Role of anion size in the electrochemical performance of a Poly(thionine) redox conductive polymer using electrochemical impedance spectroscopy

Abstract

Thionine is one of the most studied monomers for the synthesis of conductive polymer films by electropolymerization. Poly(thionine) film has interesting properties that can be applied in different areas, such as energy storage, photoelectronic devices, and electrochemical sensors. During electropolymerization, the anion in the solution plays a crucial role in polymer synthesis, which can result in changes in the (electro)chemical behavior. Thus, the present study evaluated the influence of the supporting electrolyte anion size used during the electropolymerization of poly(thionine) on the electrochemical behavior. Poly(thionine)Cl, poly(thionine)NO3, poly(thionine)H2PO,4 and poly(thionine)HSO4 films were electrosynthetized using HCl, HNO3, H3PO4, and H2SO4 inorganic acids, respectively.

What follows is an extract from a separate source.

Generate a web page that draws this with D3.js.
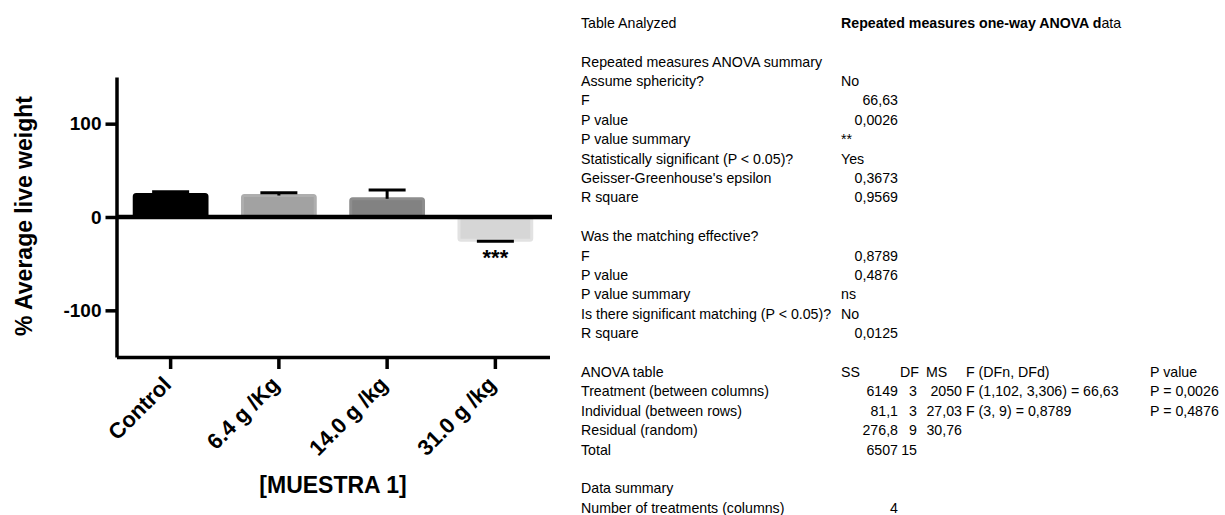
<!DOCTYPE html>
<html>
<head>
<meta charset="utf-8">
<script src="https://cdn.jsdelivr.net/npm/d3@7"></script>
<style>
  body { margin: 0; background: #fff; }
  svg { display: block; font-family: "Liberation Sans", Arial, sans-serif; }
  .tbl text { font-size: 14.2px; fill: #000; }
</style>
</head>
<body>
<svg id="chart" width="1225" height="515"></svg>
<script>
// bar chart data
const categories = ['Control', '6.4 g /Kg', '14.0 g /kg', '31.0 g /kg'];
const means = [24, 23, 19.5, -25];
const sems = [3, 3, 9.4, 1];
const stars = ['', '', '', '***'];
const yTicks = [-100, 0, 100];

// summary table text
const summaryLabels = [
    'Table Analyzed', '',
    'Repeated measures ANOVA summary', 'Assume sphericity?', 'F', 'P value', 'P value summary',
    'Statistically significant (P < 0.05)?', "Geisser-Greenhouse's epsilon", 'R square', '',
    'Was the matching effective?', 'F', 'P value', 'P value summary',
    'Is there significant matching (P < 0.05)?', 'R square'
];
const summaryValues = [
    '', '', '', 'No', '66,63', '0,0026', '**', 'Yes', '0,3673', '0,9569', '',
    '', '0,8789', '0,4876', 'ns', 'No', '0,0125'
];
const anovaHeader = ['ANOVA table', 'SS', 'DF', 'MS', 'F (DFn, DFd)', 'P value'];
const anovaRows = [
    ['Treatment (between columns)', '6149', '3', '2050', 'F (1,102, 3,306) = 66,63', 'P = 0,0026'],
    ['Individual (between rows)', '81,1', '3', '27,03', 'F (3, 9) = 0,8789', 'P = 0,4876'],
    ['Residual (random)', '276,8', '9', '30,76', '', ''],
    ['Total', '6507', '15', '', '', '']
];
const dataSummary = [['Data summary', ''], ['Number of treatments (columns)', '4']];

const barFill = ['#000000', '#a2a2a2', '#828282', '#d6d6d6'];
const barEdge = ['#000000', '#aeaeae', '#8d8d8d', '#e2e2e2'];

const svg = d3.select('#chart');

const x = d3.scaleBand()
    .domain(categories)
    .range([116.5, 549.5])
    .paddingInner(0.3)
    .paddingOuter(0.15);

const y = d3.scaleLinear()
    .domain([-150, 150])
    .range([357, 77]);

// bars
svg.append('g')
    .selectAll('rect')
    .data(means)
    .join('rect')
    .attr('x', (d, i) => x(categories[i]) + 1.5)
    .attr('width', x.bandwidth() - 3)
    .attr('y', d => Math.min(y(d), y(0)))
    .attr('height', d => Math.abs(y(d) - y(0)))
    .attr('rx', 2)
    .attr('fill', (d, i) => barFill[i])
    .attr('stroke', (d, i) => barEdge[i])
    .attr('stroke-width', 3);

// error bars (one sided, away from zero)
const capW = 37;
const err = svg.append('g').attr('stroke', '#000').attr('stroke-width', 3);
means.forEach((m, i) => {
    const cx = x(categories[i]) + x.bandwidth() / 2;
    const end = m + Math.sign(m) * sems[i];
    err.append('line')
        .attr('x1', cx).attr('x2', cx)
        .attr('y1', y(m)).attr('y2', y(end));
    err.append('line')
        .attr('x1', cx - capW / 2).attr('x2', cx + capW / 2)
        .attr('y1', y(end)).attr('y2', y(end));
});

// significance stars
svg.append('g')
    .selectAll('text')
    .data(stars)
    .join('text')
    .attr('x', (d, i) => x(categories[i]) + x.bandwidth() / 2)
    .attr('y', (d, i) => y(means[i] - sems[i]) + 24)
    .attr('text-anchor', 'middle')
    .attr('font-size', 22)
    .attr('font-weight', 'bold')
    .text(d => d);

// zero line
svg.append('line')
    .attr('x1', 116.5).attr('x2', 552)
    .attr('y1', y(0)).attr('y2', y(0))
    .attr('stroke', '#000')
    .attr('stroke-width', 4.5);

// y axis
const yAxis = svg.append('g')
    .attr('transform', 'translate(116.5,0)')
    .call(d3.axisLeft(y).tickValues(yTicks).tickFormat(d => String(d))
        .tickSize(11).tickSizeOuter(0).tickPadding(4));
yAxis.select('.domain').attr('stroke-width', 3.5);
yAxis.selectAll('.tick line').attr('stroke-width', 3.5);
yAxis.selectAll('.tick text')
    .attr('font-size', 19)
    .attr('font-weight', 'bold')
    .attr('font-family', '"Liberation Sans", Arial, sans-serif')
    .attr('fill', '#000');

// x axis
const xAxis = svg.append('g')
    .attr('transform', 'translate(0,357)')
    .call(d3.axisBottom(x).tickSize(12).tickSizeOuter(0));
xAxis.select('.domain').attr('stroke-width', 3.5);
xAxis.selectAll('.tick line').attr('stroke-width', 3.5);
xAxis.selectAll('.tick text')
    .attr('font-size', 22)
    .attr('font-weight', 'bold')
    .attr('font-family', '"Liberation Sans", Arial, sans-serif')
    .attr('fill', '#000')
    .attr('text-anchor', 'end')
    .attr('dy', null)
    .attr('y', 0)
    .attr('transform', 'translate(2,29) rotate(-45)');

// axis titles
svg.append('text')
    .attr('transform', 'translate(32,216) rotate(-90)')
    .attr('text-anchor', 'middle')
    .attr('font-size', 23)
    .attr('font-weight', 'bold')
    .text('% Average live weight');

svg.append('text')
    .attr('x', 333)
    .attr('y', 493)
    .attr('text-anchor', 'middle')
    .attr('font-size', 23)
    .attr('font-weight', 'bold')
    .text('[MUESTRA 1]');

// results table
const rowY = i => 27.7 + i * 19.4;
const tbl = svg.append('g').attr('class', 'tbl');

tbl.selectAll('text.lab')
    .data(summaryLabels)
    .join('text')
    .attr('class', 'lab')
    .attr('x', 581)
    .attr('y', (d, i) => rowY(i))
    .text(d => d);

const isNum = s => /^[0-9]/.test(s);
tbl.selectAll('text.val')
    .data(summaryValues)
    .join('text')
    .attr('class', 'val')
    .attr('x', d => isNum(d) ? 898 : 841)
    .attr('y', (d, i) => rowY(i))
    .attr('text-anchor', d => isNum(d) ? 'end' : 'start')
    .text(d => d);

const head = tbl.append('text').attr('x', 841).attr('y', rowY(0));
head.append('tspan').attr('font-weight', 'bold').text('Repeated measures one-way ANOVA d');
head.append('tspan').text('ata');

// anova table columns: [x, anchor]
const cols = [[581, 'start'], [898, 'end'], [917, 'end'], [962, 'end'], [966, 'start'], [1150, 'start']];
const headCols = [[581, 'start'], [841, 'start'], [900, 'start'], [926, 'start'], [966, 'start'], [1150, 'start']];

anovaHeader.forEach((t, j) => {
    tbl.append('text')
        .attr('x', headCols[j][0]).attr('y', rowY(18))
        .attr('text-anchor', headCols[j][1])
        .text(t);
});
anovaRows.forEach((row, i) => {
    row.forEach((t, j) => {
        tbl.append('text')
            .attr('x', cols[j][0]).attr('y', rowY(19 + i))
            .attr('text-anchor', cols[j][1])
            .text(t);
    });
});
dataSummary.forEach((row, i) => {
    tbl.append('text').attr('x', 581).attr('y', rowY(24 + i)).text(row[0]);
    tbl.append('text').attr('x', 898).attr('y', rowY(24 + i)).attr('text-anchor', 'end').text(row[1]);
});
</script>
</body>
</html>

Electrochemical impedance spectroscopy (EIS) shows a linear relationship between anion size and interfacial physicochemistry phenomenon due to the charge transfer resistance of the polymer and capacitance of the electrical double layer. This behavior originates from both a decrease in the mobility of the anions with increasing anion size and a decrease in the porosity. This result can help design strategies for building polymeric thionine films for (bio)sensors or charge storage applications.